■ GIVEN INFORMATION ■
_ _ _ _ _ _ _
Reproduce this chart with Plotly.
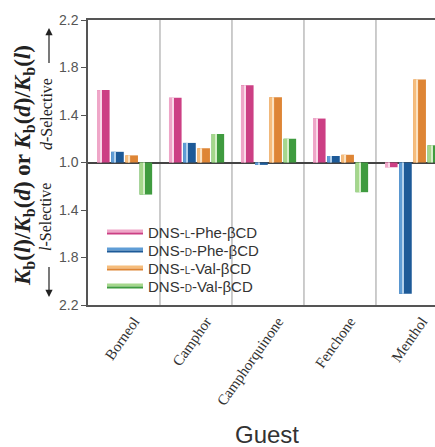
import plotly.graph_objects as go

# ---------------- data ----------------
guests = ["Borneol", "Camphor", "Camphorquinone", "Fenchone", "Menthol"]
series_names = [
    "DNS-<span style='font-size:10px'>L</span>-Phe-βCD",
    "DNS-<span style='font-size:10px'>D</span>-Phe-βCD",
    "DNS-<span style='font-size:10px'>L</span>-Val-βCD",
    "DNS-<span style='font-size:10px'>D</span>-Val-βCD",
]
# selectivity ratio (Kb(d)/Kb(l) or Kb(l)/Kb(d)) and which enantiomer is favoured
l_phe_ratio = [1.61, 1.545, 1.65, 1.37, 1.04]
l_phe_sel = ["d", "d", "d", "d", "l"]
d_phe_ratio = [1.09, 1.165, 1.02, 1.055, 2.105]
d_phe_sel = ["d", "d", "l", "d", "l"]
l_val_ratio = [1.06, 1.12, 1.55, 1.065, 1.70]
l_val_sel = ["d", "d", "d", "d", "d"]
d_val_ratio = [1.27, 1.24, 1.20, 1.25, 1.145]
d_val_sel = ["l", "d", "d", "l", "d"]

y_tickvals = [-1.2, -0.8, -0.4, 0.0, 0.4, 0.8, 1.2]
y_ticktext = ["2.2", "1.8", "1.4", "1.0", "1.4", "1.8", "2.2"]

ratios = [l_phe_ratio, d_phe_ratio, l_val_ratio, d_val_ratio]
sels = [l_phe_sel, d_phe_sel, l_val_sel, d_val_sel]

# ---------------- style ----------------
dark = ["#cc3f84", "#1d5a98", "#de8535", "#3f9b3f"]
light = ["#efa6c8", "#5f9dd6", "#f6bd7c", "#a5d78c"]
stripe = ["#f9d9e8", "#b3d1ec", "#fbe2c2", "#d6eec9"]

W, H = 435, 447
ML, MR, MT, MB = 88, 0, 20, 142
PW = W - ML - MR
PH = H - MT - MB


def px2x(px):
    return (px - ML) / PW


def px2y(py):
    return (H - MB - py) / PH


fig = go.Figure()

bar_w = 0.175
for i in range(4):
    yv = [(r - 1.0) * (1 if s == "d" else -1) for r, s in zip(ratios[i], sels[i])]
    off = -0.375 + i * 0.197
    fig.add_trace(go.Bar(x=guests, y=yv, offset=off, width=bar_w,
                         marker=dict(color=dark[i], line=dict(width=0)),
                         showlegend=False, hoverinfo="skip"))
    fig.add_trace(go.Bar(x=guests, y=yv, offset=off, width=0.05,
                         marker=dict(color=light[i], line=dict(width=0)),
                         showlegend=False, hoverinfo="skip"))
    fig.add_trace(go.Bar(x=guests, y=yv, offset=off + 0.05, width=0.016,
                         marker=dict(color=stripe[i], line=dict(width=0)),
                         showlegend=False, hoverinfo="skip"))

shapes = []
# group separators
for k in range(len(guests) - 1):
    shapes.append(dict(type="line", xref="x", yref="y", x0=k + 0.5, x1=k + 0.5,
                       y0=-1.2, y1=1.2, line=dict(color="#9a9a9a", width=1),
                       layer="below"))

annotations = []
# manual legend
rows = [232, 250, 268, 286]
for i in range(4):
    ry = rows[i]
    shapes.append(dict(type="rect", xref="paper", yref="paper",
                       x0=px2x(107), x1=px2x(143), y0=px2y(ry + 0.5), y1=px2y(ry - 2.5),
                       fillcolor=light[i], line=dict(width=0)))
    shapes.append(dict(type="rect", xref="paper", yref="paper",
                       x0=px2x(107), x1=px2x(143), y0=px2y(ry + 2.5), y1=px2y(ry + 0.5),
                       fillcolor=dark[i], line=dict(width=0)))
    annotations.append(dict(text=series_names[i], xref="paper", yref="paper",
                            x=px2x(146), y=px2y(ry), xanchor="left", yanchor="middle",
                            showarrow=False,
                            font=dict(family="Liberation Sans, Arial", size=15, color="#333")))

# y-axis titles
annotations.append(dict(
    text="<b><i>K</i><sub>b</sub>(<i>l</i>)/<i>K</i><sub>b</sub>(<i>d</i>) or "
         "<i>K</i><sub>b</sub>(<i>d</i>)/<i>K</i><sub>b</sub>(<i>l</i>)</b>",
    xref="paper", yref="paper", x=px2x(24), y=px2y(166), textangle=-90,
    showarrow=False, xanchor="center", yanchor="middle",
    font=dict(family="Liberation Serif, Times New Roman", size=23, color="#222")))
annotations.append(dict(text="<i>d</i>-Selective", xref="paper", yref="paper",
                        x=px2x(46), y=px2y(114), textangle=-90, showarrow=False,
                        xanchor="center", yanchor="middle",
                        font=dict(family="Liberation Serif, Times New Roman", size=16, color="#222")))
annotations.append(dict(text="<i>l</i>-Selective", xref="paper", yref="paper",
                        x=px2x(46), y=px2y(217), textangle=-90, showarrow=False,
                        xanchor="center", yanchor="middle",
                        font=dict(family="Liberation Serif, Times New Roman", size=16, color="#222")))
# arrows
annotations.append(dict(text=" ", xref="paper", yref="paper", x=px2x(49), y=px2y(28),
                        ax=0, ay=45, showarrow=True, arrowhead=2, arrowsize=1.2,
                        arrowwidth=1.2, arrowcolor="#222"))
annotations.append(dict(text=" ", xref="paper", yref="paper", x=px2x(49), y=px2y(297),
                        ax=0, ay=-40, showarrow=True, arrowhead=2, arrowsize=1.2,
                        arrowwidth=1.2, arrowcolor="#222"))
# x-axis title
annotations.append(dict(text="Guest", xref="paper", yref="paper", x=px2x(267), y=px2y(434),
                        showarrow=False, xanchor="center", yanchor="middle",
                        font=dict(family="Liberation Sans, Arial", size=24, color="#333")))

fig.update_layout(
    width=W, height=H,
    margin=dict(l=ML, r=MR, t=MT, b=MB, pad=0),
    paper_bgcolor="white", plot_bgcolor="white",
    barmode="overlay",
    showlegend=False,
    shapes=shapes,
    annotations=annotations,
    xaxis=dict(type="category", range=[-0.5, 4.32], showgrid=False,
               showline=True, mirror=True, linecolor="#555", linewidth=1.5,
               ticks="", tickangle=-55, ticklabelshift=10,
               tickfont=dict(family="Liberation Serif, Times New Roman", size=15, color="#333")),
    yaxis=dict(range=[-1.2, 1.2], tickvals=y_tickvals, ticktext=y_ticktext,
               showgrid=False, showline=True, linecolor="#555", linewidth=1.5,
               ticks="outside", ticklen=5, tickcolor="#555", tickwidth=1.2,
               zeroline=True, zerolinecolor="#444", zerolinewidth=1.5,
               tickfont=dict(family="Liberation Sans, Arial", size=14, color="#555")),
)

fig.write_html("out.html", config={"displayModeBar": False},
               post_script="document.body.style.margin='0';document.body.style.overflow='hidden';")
_ _ _ _ _ _ _
■ WHAT IS REQUIRED ■
Except for the pictures, give all the material above again verbatim.

■ OUTPUT OF THE TASK ■
Reproduce this chart with Plotly.
import plotly.graph_objects as go

# ---------------- data ----------------
guests = ["Borneol", "Camphor", "Camphorquinone", "Fenchone", "Menthol"]
series_names = [
    "DNS-<span style='font-size:10px'>L</span>-Phe-βCD",
    "DNS-<span style='font-size:10px'>D</span>-Phe-βCD",
    "DNS-<span style='font-size:10px'>L</span>-Val-βCD",
    "DNS-<span style='font-size:10px'>D</span>-Val-βCD",
]
# selectivity ratio (Kb(d)/Kb(l) or Kb(l)/Kb(d)) and which enantiomer is favoured
l_phe_ratio = [1.61, 1.545, 1.65, 1.37, 1.04]
l_phe_sel = ["d", "d", "d", "d", "l"]
d_phe_ratio = [1.09, 1.165, 1.02, 1.055, 2.105]
d_phe_sel = ["d", "d", "l", "d", "l"]
l_val_ratio = [1.06, 1.12, 1.55, 1.065, 1.70]
l_val_sel = ["d", "d", "d", "d", "d"]
d_val_ratio = [1.27, 1.24, 1.20, 1.25, 1.145]
d_val_sel = ["l", "d", "d", "l", "d"]

y_tickvals = [-1.2, -0.8, -0.4, 0.0, 0.4, 0.8, 1.2]
y_ticktext = ["2.2", "1.8", "1.4", "1.0", "1.4", "1.8", "2.2"]

ratios = [l_phe_ratio, d_phe_ratio, l_val_ratio, d_val_ratio]
sels = [l_phe_sel, d_phe_sel, l_val_sel, d_val_sel]

# ---------------- style ----------------
dark = ["#cc3f84", "#1d5a98", "#de8535", "#3f9b3f"]
light = ["#efa6c8", "#5f9dd6", "#f6bd7c", "#a5d78c"]
stripe = ["#f9d9e8", "#b3d1ec", "#fbe2c2", "#d6eec9"]

W, H = 435, 447
ML, MR, MT, MB = 88, 0, 20, 142
PW = W - ML - MR
PH = H - MT - MB


def px2x(px):
    return (px - ML) / PW


def px2y(py):
    return (H - MB - py) / PH


fig = go.Figure()

bar_w = 0.175
for i in range(4):
    yv = [(r - 1.0) * (1 if s == "d" else -1) for r, s in zip(ratios[i], sels[i])]
    off = -0.375 + i * 0.197
    fig.add_trace(go.Bar(x=guests, y=yv, offset=off, width=bar_w,
                         marker=dict(color=dark[i], line=dict(width=0)),
                         showlegend=False, hoverinfo="skip"))
    fig.add_trace(go.Bar(x=guests, y=yv, offset=off, width=0.05,
                         marker=dict(color=light[i], line=dict(width=0)),
                         showlegend=False, hoverinfo="skip"))
    fig.add_trace(go.Bar(x=guests, y=yv, offset=off + 0.05, width=0.016,
                         marker=dict(color=stripe[i], line=dict(width=0)),
                         showlegend=False, hoverinfo="skip"))

shapes = []
# group separators
for k in range(len(guests) - 1):
    shapes.append(dict(type="line", xref="x", yref="y", x0=k + 0.5, x1=k + 0.5,
                       y0=-1.2, y1=1.2, line=dict(color="#9a9a9a", width=1),
                       layer="below"))

annotations = []
# manual legend
rows = [232, 250, 268, 286]
for i in range(4):
    ry = rows[i]
    shapes.append(dict(type="rect", xref="paper", yref="paper",
                       x0=px2x(107), x1=px2x(143), y0=px2y(ry + 0.5), y1=px2y(ry - 2.5),
                       fillcolor=light[i], line=dict(width=0)))
    shapes.append(dict(type="rect", xref="paper", yref="paper",
                       x0=px2x(107), x1=px2x(143), y0=px2y(ry + 2.5), y1=px2y(ry + 0.5),
                       fillcolor=dark[i], line=dict(width=0)))
    annotations.append(dict(text=series_names[i], xref="paper", yref="paper",
                            x=px2x(146), y=px2y(ry), xanchor="left", yanchor="middle",
                            showarrow=False,
                            font=dict(family="Liberation Sans, Arial", size=15, color="#333")))

# y-axis titles
annotations.append(dict(
    text="<b><i>K</i><sub>b</sub>(<i>l</i>)/<i>K</i><sub>b</sub>(<i>d</i>) or "
         "<i>K</i><sub>b</sub>(<i>d</i>)/<i>K</i><sub>b</sub>(<i>l</i>)</b>",
    xref="paper", yref="paper", x=px2x(24), y=px2y(166), textangle=-90,
    showarrow=False, xanchor="center", yanchor="middle",
    font=dict(family="Liberation Serif, Times New Roman", size=23, color="#222")))
annotations.append(dict(text="<i>d</i>-Selective", xref="paper", yref="paper",
                        x=px2x(46), y=px2y(114), textangle=-90, showarrow=False,
                        xanchor="center", yanchor="middle",
                        font=dict(family="Liberation Serif, Times New Roman", size=16, color="#222")))
annotations.append(dict(text="<i>l</i>-Selective", xref="paper", yref="paper",
                        x=px2x(46), y=px2y(217), textangle=-90, showarrow=False,
                        xanchor="center", yanchor="middle",
                        font=dict(family="Liberation Serif, Times New Roman", size=16, color="#222")))
# arrows
annotations.append(dict(text=" ", xref="paper", yref="paper", x=px2x(49), y=px2y(28),
                        ax=0, ay=45, showarrow=True, arrowhead=2, arrowsize=1.2,
                        arrowwidth=1.2, arrowcolor="#222"))
annotations.append(dict(text=" ", xref="paper", yref="paper", x=px2x(49), y=px2y(297),
                        ax=0, ay=-40, showarrow=True, arrowhead=2, arrowsize=1.2,
                        arrowwidth=1.2, arrowcolor="#222"))
# x-axis title
annotations.append(dict(text="Guest", xref="paper", yref="paper", x=px2x(267), y=px2y(434),
                        showarrow=False, xanchor="center", yanchor="middle",
                        font=dict(family="Liberation Sans, Arial", size=24, color="#333")))

fig.update_layout(
    width=W, height=H,
    margin=dict(l=ML, r=MR, t=MT, b=MB, pad=0),
    paper_bgcolor="white", plot_bgcolor="white",
    barmode="overlay",
    showlegend=False,
    shapes=shapes,
    annotations=annotations,
    xaxis=dict(type="category", range=[-0.5, 4.32], showgrid=False,
               showline=True, mirror=True, linecolor="#555", linewidth=1.5,
               ticks="", tickangle=-55, ticklabelshift=10,
               tickfont=dict(family="Liberation Serif, Times New Roman", size=15, color="#333")),
    yaxis=dict(range=[-1.2, 1.2], tickvals=y_tickvals, ticktext=y_ticktext,
               showgrid=False, showline=True, linecolor="#555", linewidth=1.5,
               ticks="outside", ticklen=5, tickcolor="#555", tickwidth=1.2,
               zeroline=True, zerolinecolor="#444", zerolinewidth=1.5,
               tickfont=dict(family="Liberation Sans, Arial", size=14, color="#555")),
)

fig.write_html("out.html", config={"displayModeBar": False},
               post_script="document.body.style.margin='0';document.body.style.overflow='hidden';")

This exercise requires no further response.